Second half of the 19th century: From entrepreneurs to major businesses
Henri James Simon (1851-1932) was a German-Jewish entrepreneur, art collector, philanthropist and patron of the arts. His father, Isaac, was a tailor who founded a successful men’s clothing store. Observing fluctuations in the price of cotton, Isaac soon realized how interconnected global markets were and cultivated contacts with cotton producers to reduce costs. Eventually, he began importing cotton himself. When the American Civil War created a world-wide cotton shortage, Isaac sold his cotton inventory at a tremendous markup, making him a rich man. After educating James in the family business, Isaac sent his son to Britain, the heart of modern textile manufacturing, to learn more about the business. James dramatically expanded the family business, becoming an extremely wealthy man.

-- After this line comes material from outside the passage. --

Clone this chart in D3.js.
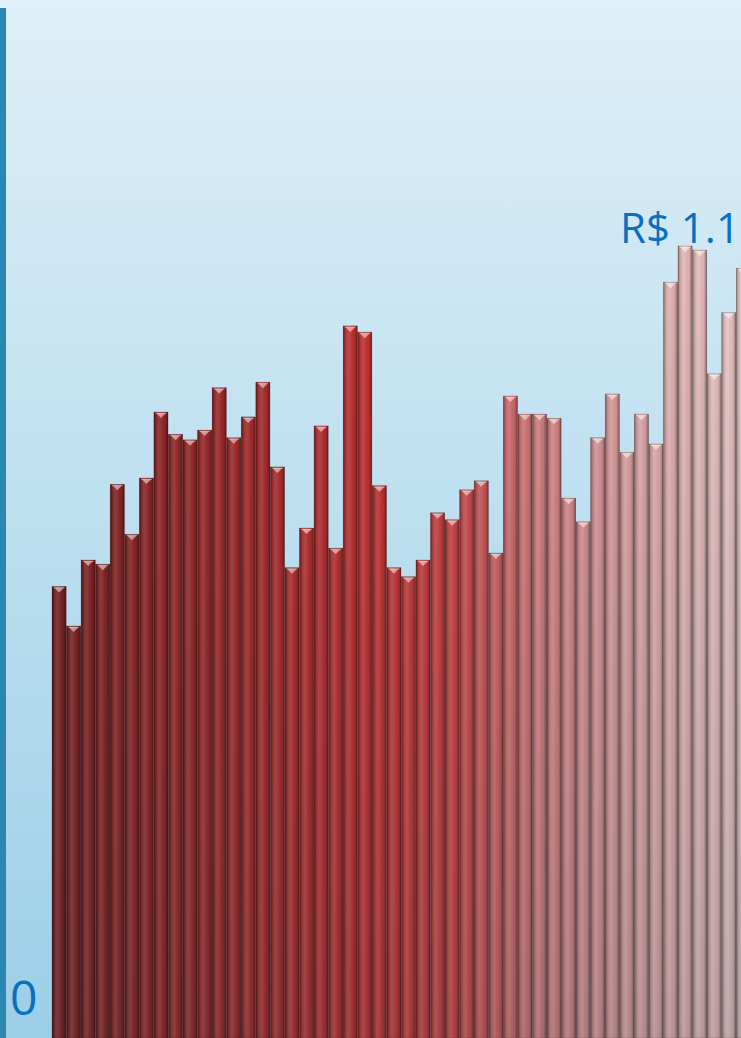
<!DOCTYPE html>
<html>
<head>
<meta charset="utf-8">
<script src="https://cdn.jsdelivr.net/npm/d3@7"></script>
<style>
  body { margin: 0; background: #fff; }
  svg { display: block; }
</style>
</head>
<body>
<svg width="741" height="1038"></svg>
<script>
// Monthly values (R$ bi)
var values = [0.650, 0.593, 0.688, 0.682, 0.797, 0.725, 0.806, 0.901, 0.869, 0.861,
              0.875, 0.936, 0.864, 0.894, 0.944, 0.822, 0.677, 0.734, 0.881, 0.705,
              1.025, 1.016, 0.795, 0.677, 0.664, 0.688, 0.756, 0.746, 0.789, 0.802,
              0.698, 0.924, 0.898, 0.898, 0.892, 0.777, 0.743, 0.864, 0.927, 0.843,
              0.898, 0.855, 1.088, 1.140, 1.134, 0.956, 1.044, 1.108];
var categories = values.map(function(d, i) { return "p" + (i + 1); });
var maxLabel = "R$ 1.1";
var zeroLabel = "0";

var svg = d3.select("svg"),
    width = +svg.attr("width"),
    height = +svg.attr("height");

var defs = svg.append("defs");

// background gradient
var bg = defs.append("linearGradient").attr("id", "bg")
    .attr("x1", 0).attr("y1", 0).attr("x2", 0).attr("y2", 1);
bg.append("stop").attr("offset", 0).attr("stop-color", "#dfeff8");
bg.append("stop").attr("offset", 1).attr("stop-color", "#9bcfe7");

// cylinder shading across each bar
var cyl = defs.append("linearGradient").attr("id", "cyl")
    .attr("x1", 0).attr("y1", 0).attr("x2", 1).attr("y2", 0);
[[0, "#000", 0.45], [0.1, "#000", 0.18], [0.35, "#fff", 0.1], [0.5, "#fff", 0.08],
 [0.75, "#000", 0.02], [0.9, "#000", 0.2], [1, "#000", 0.5]].forEach(function(s) {
  cyl.append("stop").attr("offset", s[0]).attr("stop-color", s[1]).attr("stop-opacity", s[2]);
});

// darkening toward the bottom of the plot
var fade = defs.append("linearGradient").attr("id", "fade")
    .attr("gradientUnits", "userSpaceOnUse")
    .attr("x1", 0).attr("y1", 240).attr("x2", 0).attr("y2", height);
fade.append("stop").attr("offset", 0).attr("stop-color", "#2a3440").attr("stop-opacity", 0);
fade.append("stop").attr("offset", 1).attr("stop-color", "#2a3440").attr("stop-opacity", 0.22);

svg.append("rect")
    .attr("width", width).attr("height", height)
    .attr("fill", "url(#bg)");
svg.append("rect")
    .attr("width", width).attr("height", 8)
    .attr("fill", "#e2f1f9");
svg.append("rect")
    .attr("y", 8).attr("width", 6).attr("height", height - 8)
    .attr("fill", "#2b86b2");

var x = d3.scaleBand()
    .domain(categories)
    .range([52, 52 + categories.length * 14.55])
    .paddingInner(0.03);

var y = d3.scaleLinear()
    .domain([0, d3.max(values)])
    .range([height, 246]);

var color = d3.scaleLinear()
    .domain([0, 12, 22, 27, 33, 40, 47])
    .range(["#7e1f1f", "#a22828", "#c53131", "#cb4242", "#d57e7e", "#dea7a7", "#e9c6c6"]);

var bars = svg.append("g")
    .attr("class", "bars")
  .selectAll("g")
  .data(values)
  .enter().append("g");

bars.append("rect")
    .attr("x", function(d, i) { return x(categories[i]); })
    .attr("y", function(d) { return y(d); })
    .attr("width", x.bandwidth())
    .attr("height", function(d) { return height - y(d); })
    .attr("fill", function(d, i) { return color(i); });

bars.append("rect")
    .attr("x", function(d, i) { return x(categories[i]); })
    .attr("y", function(d) { return y(d); })
    .attr("width", x.bandwidth())
    .attr("height", function(d) { return height - y(d); })
    .attr("fill", "url(#fade)");

bars.append("rect")
    .attr("x", function(d, i) { return x(categories[i]); })
    .attr("y", function(d) { return y(d); })
    .attr("width", x.bandwidth())
    .attr("height", function(d) { return height - y(d); })
    .attr("fill", "url(#cyl)")
    .attr("stroke", "rgba(50,20,20,0.35)")
    .attr("stroke-width", 0.6);

// light bevel on each bar top
bars.append("path")
    .attr("d", function(d, i) {
      var cx = x(categories[i]) + x.bandwidth() / 2, ty = y(d) + 1;
      return "M" + (cx - 5) + "," + ty + "L" + (cx + 5) + "," + ty + "L" + cx + "," + (ty + 5) + "Z";
    })
    .attr("fill", "#fff")
    .attr("fill-opacity", 0.5);

bars.append("rect")
    .attr("x", function(d, i) { return x(categories[i]) + 1.5; })
    .attr("y", function(d) { return y(d) + 0.5; })
    .attr("width", x.bandwidth() - 3)
    .attr("height", 1.5)
    .attr("fill", "#fff")
    .attr("fill-opacity", 0.25);

svg.append("text")
    .attr("x", 620)
    .attr("y", 243)
    .attr("font-family", "Open Sans")
    .attr("font-size", 42)
    .attr("fill", "#0a6fbf")
    .text(maxLabel);

svg.append("text")
    .attr("x", 10)
    .attr("y", 1015)
    .attr("font-family", "Open Sans")
    .attr("font-size", 48)
    .attr("fill", "#0a6fbf")
    .text(zeroLabel);
</script>
</body>
</html>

Gebrüder Simon Textil-AG (Simon Bros.): Office building of the Linen and Cotton factory, Klosterstrasse 80/81, Berlin. Leo Baeck Institute, F 18538.
Philanthropy and social justice
Looking to Egypt rather than the US to purchase cotton not only made James Simon wealthy – his travels also introduced him to the European fascination with ancient Egyptian culture and history. Most famously, James financed the archaeologist Ludwig Borchardt’s excavations in Egypt, which led to the discovery of a bust of the Egyptian Queen Nefertiti in Amarna in 1912. Simon donated most of his art collection, including the bust, to the Berlin State Museum – although he later asked that it be returned to Egypt. His passion for art and his generous donations, but also his participation in German colonial practices, reveal not only James’s philanthropic energy, but also the extent to which Jews had become part of German society.